#### The request
Please write the listing below out again exactly, leaving every picture behind.

○ ○ ○ ○ ○

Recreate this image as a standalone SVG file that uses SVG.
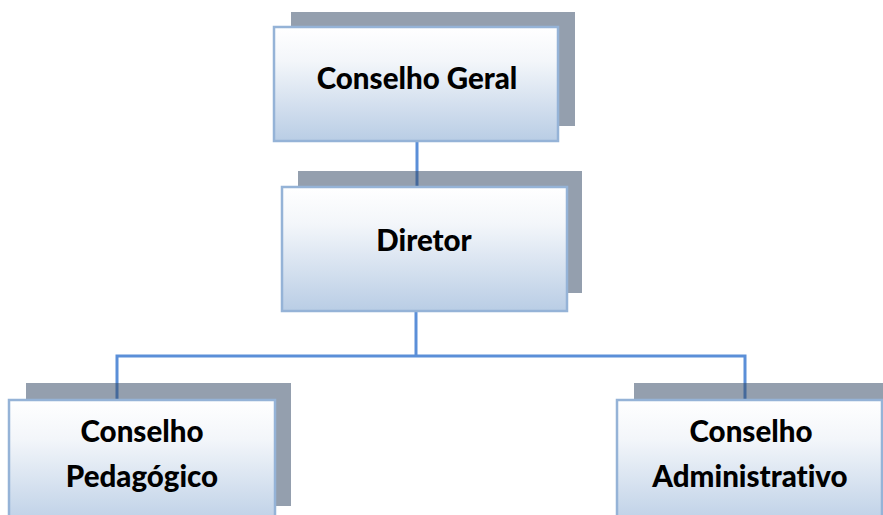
<svg xmlns="http://www.w3.org/2000/svg" width="883" height="515" viewBox="0 0 883 515">
<defs>
<linearGradient id="g" x1="0" y1="0" x2="0" y2="1">
<stop offset="0" stop-color="#ffffff"/>
<stop offset="0.3" stop-color="#f3f6fa"/>
<stop offset="1" stop-color="#b9cde5"/>
</linearGradient>
<style>
.shadow{fill:#324764;fill-opacity:0.52}
.box{fill:url(#g);stroke:#95b3d7;stroke-width:2.5}
.conn{fill:none;stroke:#5b8fd8;stroke-width:3}
text{font-family:Lato,"Liberation Sans",sans-serif;font-weight:900;font-size:29.5px;fill:#000;text-anchor:middle;font-variant-ligatures:none}
</style>
</defs>
<rect width="883" height="515" fill="#ffffff"/>
<g id="connectors">
<line class="conn" x1="417" y1="141" x2="417" y2="187"/>
<line class="conn" x1="416" y1="311" x2="416" y2="356"/>
<polyline class="conn" points="117,400 117,356 745,356 745,400"/>
</g>
<g id="conselho-geral">
<rect class="shadow" x="291" y="12" width="284" height="114"/>
<rect class="box" x="274" y="27" width="284" height="114"/>
<text x="417" y="89">Conselho Geral</text>
</g>
<g id="diretor">
<rect class="shadow" x="298" y="171" width="284" height="122"/>
<rect class="box" x="282" y="187" width="285" height="124"/>
<text x="424" y="251">Diretor</text>
</g>
<g id="conselho-pedagogico">
<rect class="shadow" x="26" y="383" width="265" height="123"/>
<rect class="box" x="9" y="400" width="266" height="130"/>
<text x="142" y="442">Conselho</text>
<text x="142" y="487">Pedagógico</text>
</g>
<g id="conselho-administrativo">
<rect class="shadow" x="634" y="383" width="260" height="123"/>
<rect class="box" x="617" y="400" width="265" height="130"/>
<text x="751" y="442">Conselho</text>
<text x="750" y="487">Administrativo</text>
</g>
</svg>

○ ○ ○ ○ ○

#### Solution to the exercise
Recreate this image as a standalone SVG file that uses SVG.
<svg xmlns="http://www.w3.org/2000/svg" width="883" height="515" viewBox="0 0 883 515">
<defs>
<linearGradient id="g" x1="0" y1="0" x2="0" y2="1">
<stop offset="0" stop-color="#ffffff"/>
<stop offset="0.3" stop-color="#f3f6fa"/>
<stop offset="1" stop-color="#b9cde5"/>
</linearGradient>
<style>
.shadow{fill:#324764;fill-opacity:0.52}
.box{fill:url(#g);stroke:#95b3d7;stroke-width:2.5}
.conn{fill:none;stroke:#5b8fd8;stroke-width:3}
text{font-family:Lato,"Liberation Sans",sans-serif;font-weight:900;font-size:29.5px;fill:#000;text-anchor:middle;font-variant-ligatures:none}
</style>
</defs>
<rect width="883" height="515" fill="#ffffff"/>
<g id="connectors">
<line class="conn" x1="417" y1="141" x2="417" y2="187"/>
<line class="conn" x1="416" y1="311" x2="416" y2="356"/>
<polyline class="conn" points="117,400 117,356 745,356 745,400"/>
</g>
<g id="conselho-geral">
<rect class="shadow" x="291" y="12" width="284" height="114"/>
<rect class="box" x="274" y="27" width="284" height="114"/>
<text x="417" y="89">Conselho Geral</text>
</g>
<g id="diretor">
<rect class="shadow" x="298" y="171" width="284" height="122"/>
<rect class="box" x="282" y="187" width="285" height="124"/>
<text x="424" y="251">Diretor</text>
</g>
<g id="conselho-pedagogico">
<rect class="shadow" x="26" y="383" width="265" height="123"/>
<rect class="box" x="9" y="400" width="266" height="130"/>
<text x="142" y="442">Conselho</text>
<text x="142" y="487">Pedagógico</text>
</g>
<g id="conselho-administrativo">
<rect class="shadow" x="634" y="383" width="260" height="123"/>
<rect class="box" x="617" y="400" width="265" height="130"/>
<text x="751" y="442">Conselho</text>
<text x="750" y="487">Administrativo</text>
</g>
</svg>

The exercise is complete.